Na travessia de um século de vida, Sebastião Biano gravou sete álbuns com a Banda de Pífanos de Caruaru, produzidos entre 1972 e 2003. O grupo - ainda em atuação - ostenta no currículo a gravação de Pipoca moderna por Gilberto Gil, em Expresso 2222 (1972), além de um Grammy Latino (Melhor Álbum de Música Regional ou de Raízes Brasileiras, em 2004).


A Banda de Pífanos de Caruaru (PE) tinha quase 50 anos de atividade, quando foi descoberta pelo grande público. O responsável por apresentá-la ao Brasil foi Gilberto Gil, ao incluir no LP Expresso 2222 (1972) o tema instrumental Pipoca moderna. Depois Caetano Veloso colocou letra e a gravou no álbum Jóia (1975).


Biano tinha pouco mais de cinco anos quando foi convocado pelo pai a integrar o conjunto. "Ninguém me ensinou. Foi o bom Deus que me enviou pronto", brinca. "E Ele sabe que nunca houve técnica melhor do que a da nossa banda. Não há quem supere." Aos 100 anos, ele se permite ter mais memórias do que modéstia.

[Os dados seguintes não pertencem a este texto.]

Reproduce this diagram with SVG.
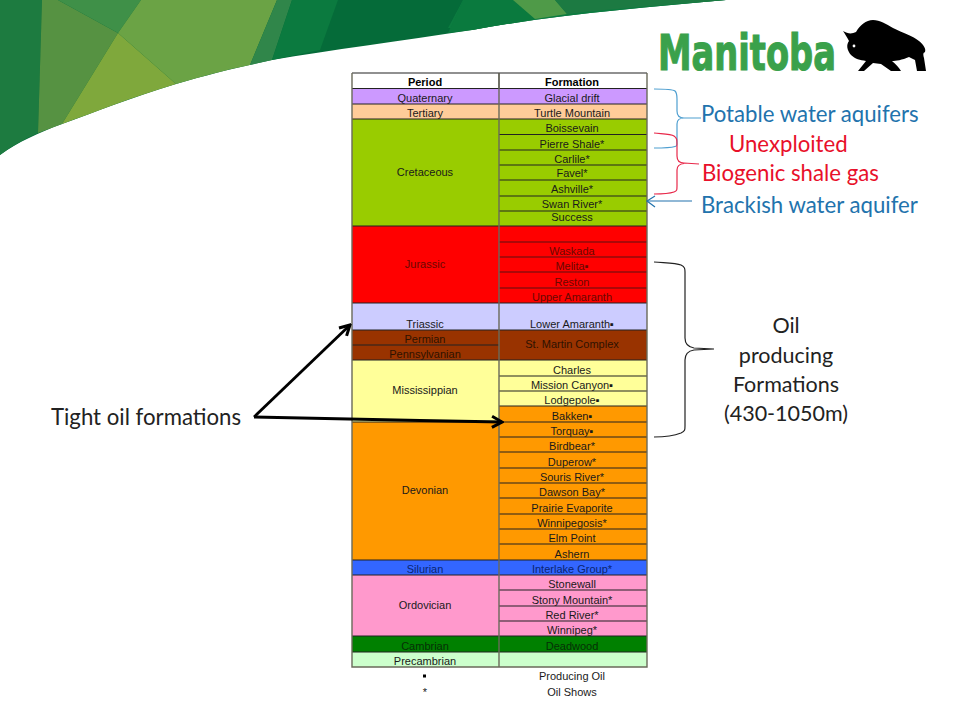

A confiança no próprio talento escapou de Sebastião somente uma vez na vida: aos oito anos, ao ser desafiado por Lampião. Acompanhado do pai e do irmão, estava há nove dias hospedado na casa de um rico fazendeiro, animando as festas de graças pela boa colheita da temporada. No último dia, enquanto o vigário rezava missa na capela da fazenda, o bando de cangaceiros invadiu a propriedade. Biano segurou a mão do irmão, a fim de fugirem juntos. “Ninguém corre”, advertiu o pai dos meninos. 


Lampião se aproximou e, após anunciar que a visita se devia a um acerto de contas com o padre (queria quitar dívida com Nossa Senhora da Saúde, da cidade de Tacaratu), ordenou que os meninos tocassem o pífano. “Se sabem, toquem.”


Os dois molharam (literalmente) as calças. "Minha língua estava grudada na boca, eu mal conseguia soprar", recorda Biano. Quando o pife finalmente soou, Lampião mandou buscar dois cangaceiros do bando - os responsáveis pela música durante as viagens - e bradou: "Esses dois pivetes tocam melhor que vocês, seus dois cavalões velhos!". 


Biano considera o episódio prova da aptidão da Banda de Pífanos. Cita o testemunho com família de todo tipo de miséria, entre 1926 e 1939, enquanto migrava a pé, de Mata Grande (AL) a Caruaru (PE). 


Na estrada, não havia comida, higiene ou abrigo. Mas só o som do pífano. "A cena de que nunca me esqueço é a da nossa chegada a Pernambuco. O verde, a fartura, as terras caruaruenses. Ali acabou-se a nossa fome de tudo!". “Daquele dia em diante, conheceram nossa música. E ela, que é meu legado, nunca mais se calou.”